SRE SLOs SLAs and SLIs
A pizza restaurant promises delivery in 30 minutes or the pizza is free. That promise has a measurement (delivery time), a target (30 minutes), and a consequence (free pizza). SRE teams make the same kind of promise for software services — using SLIs, SLOs, and SLAs.
The Three Terms and How They Relate
SLI = The measurement (What are we measuring?) SLO = The target (How good should it be?) SLA = The agreement (What happens if we miss it?)
These three work as a stack. You measure something (SLI), set a goal for it (SLO), and agree on consequences if you miss that goal consistently (SLA).

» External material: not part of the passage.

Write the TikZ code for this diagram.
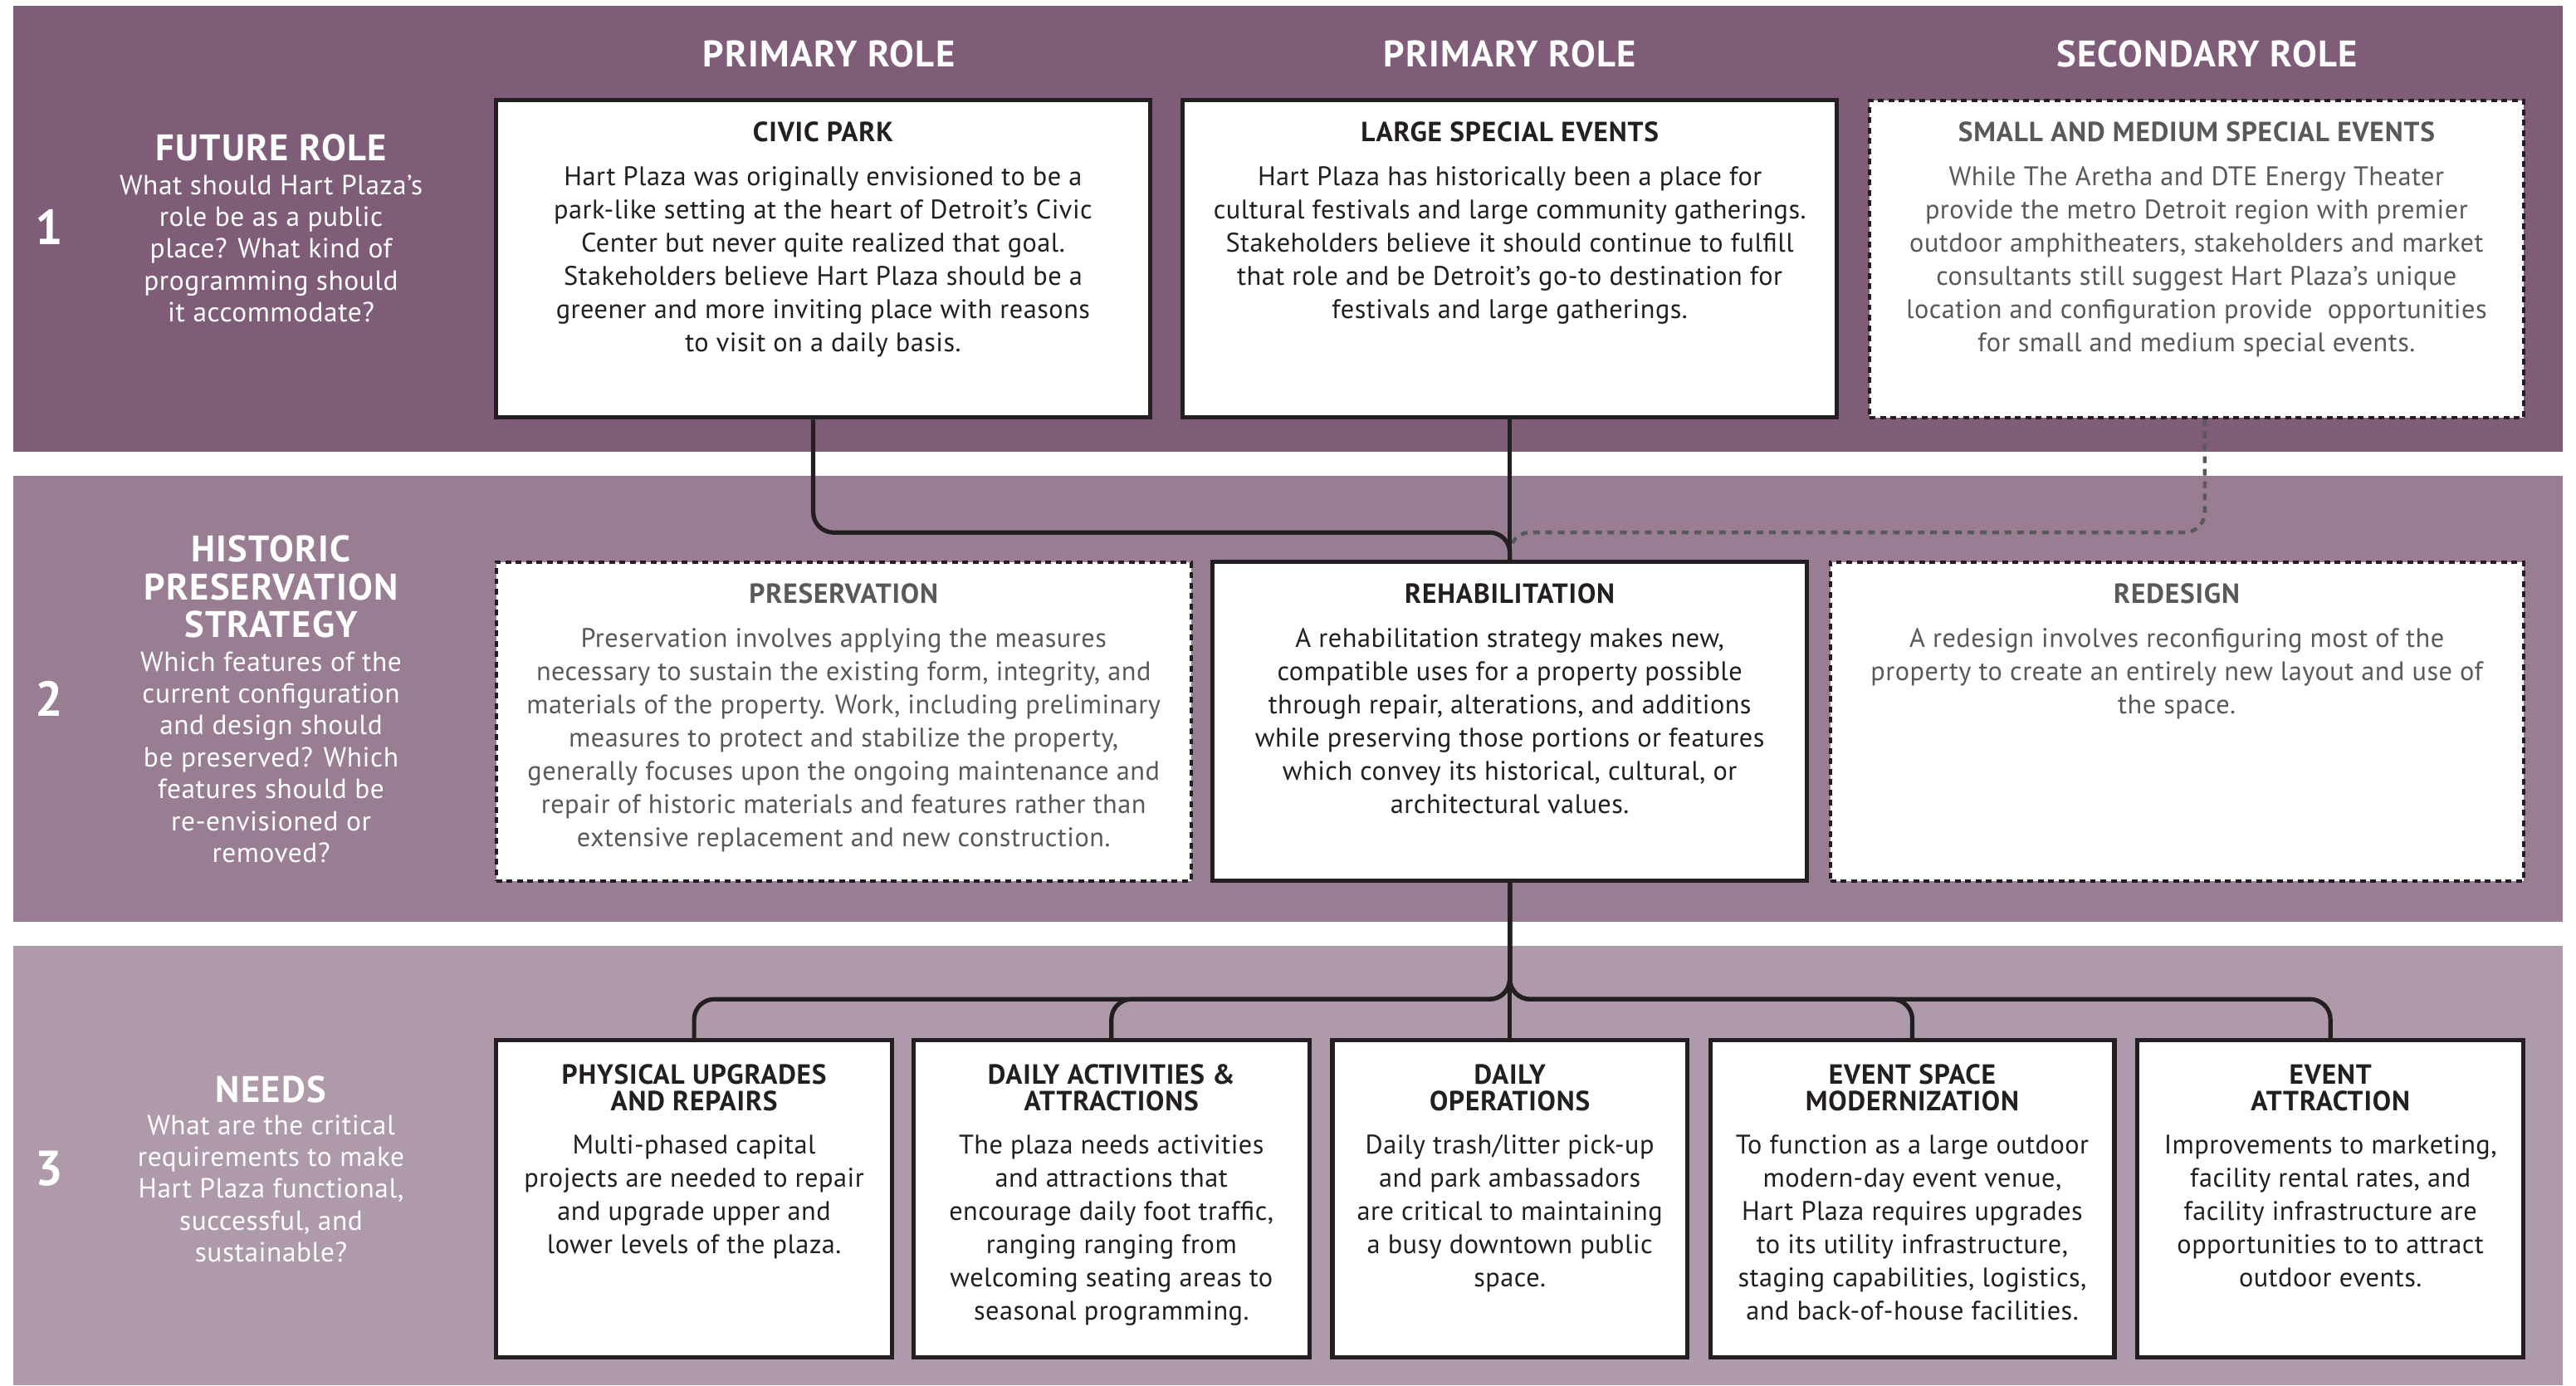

Service Level Indicators — SLIs
An SLI is a specific number that describes how a service is behaving right now. It answers the question: how well is the system performing on this particular dimension?
Common SLIs
- Availability: What percentage of requests succeed? Example: 99.95% of requests returned a successful response in the last 30 days.
- Latency: How fast do requests finish? Example: 95% of API calls completed in under 200 milliseconds.
- Error Rate: What fraction of requests return an error? Example: 0.1% of requests returned a 500 error.
- Throughput: How many requests does the system handle per second? Example: 5,000 requests per second during peak hours.
Choosing the Right SLI
Not every number worth measuring makes a good SLI. A good SLI directly reflects the user's experience. CPU utilization on a single server is useful internally, but it does not directly tell you whether users are getting a fast, correct response. Request success rate does.
Bad SLI: Server CPU stays below 70%
(Internal metric — users may still have a bad experience)
Good SLI: 99% of search queries return results in under 500ms
(Directly measures what users experience)
Service Level Objectives — SLOs
An SLO is a target value for an SLI over a set time window. It answers: how good does this measurement need to be?
SLOs turn vague goals like "the service should be fast" into concrete, measurable commitments like "99% of requests must complete in under 300 milliseconds over any rolling 30-day window."
Writing a Good SLO
Format: [What percentage] of [SLI] must be [at or above/below] [threshold]
over [time window].
Example: 99.5% of homepage requests must return HTTP 200
in under 1 second over any rolling 28-day period.
Why Not Set SLOs at 100 Percent
100 percent reliability is not achievable in practice. Networks fail. Hardware dies. Software has bugs. Setting a 100 percent SLO creates a system where any tiny imperfection triggers a failure. It also leaves no room for planned deployments, experiments, or any change at all.
A realistic SLO — say 99.9 percent — tells the team: the system should be excellent, but a small amount of imperfection is acceptable and expected.
Service Level Agreements — SLAs
An SLA is a formal contract between a service provider and a customer. It defines what happens — usually financial penalties or service credits — when the provider misses the SLO consistently.
SLA vs SLO: An Important Difference
| SLO | SLA | |
|---|---|---|
| Who it is for | Internal engineering team | Customers and business stakeholders |
| What it does | Sets the engineering goal | Sets the business commitment |
| Consequence of missing it | Engineering review; error budget burn | Financial penalty; customer credits |
| Typical strictness | Stricter (internal buffer) | Looser (allows engineering headroom) |
A company usually sets its internal SLO tighter than its external SLA. If the SLA promises 99.9 percent availability, the internal SLO might target 99.95 percent — giving the team a buffer before the SLA breach triggers.
Internal SLO target: 99.95% availability External SLA promise: 99.90% availability Buffer: 0.05% — room to recover before penalty
A Complete Example: Video Streaming Service
Imagine a video streaming platform. Here is how SLI, SLO, and SLA work together for the video playback feature:
SLI: Percentage of video play requests that start within 3 seconds
Current reading: 98.7%
SLO: 99% of video play requests must start within 3 seconds
over any rolling 30-day period.
Status: Currently missing the target.
SLA: The company promises customers 99% video start reliability.
If the monthly average falls below 99%, customers receive
a 10% service credit.
Status: At risk if SLO is not restored quickly.
Measuring SLIs With Good and Bad Events
Many SLIs are calculated by counting "good" events divided by total events. A good event is one that meets your quality bar. A bad event fails to meet it.
Availability SLI = (Good Requests / Total Requests) x 100 Example: Total requests in last 30 days: 1,000,000 Requests that succeeded: 999,200 Requests that failed: 800 SLI = (999,200 / 1,000,000) x 100 = 99.92%
Key Points
- SLI measures the current state of a service from the user's point of view.
- SLO sets the engineering target for that measurement.
- SLA is the business contract with consequences for sustained SLO violations.
- Internal SLOs should be stricter than external SLAs to create a safety buffer.
- 100 percent targets are counterproductive — realistic targets enable healthy engineering decisions.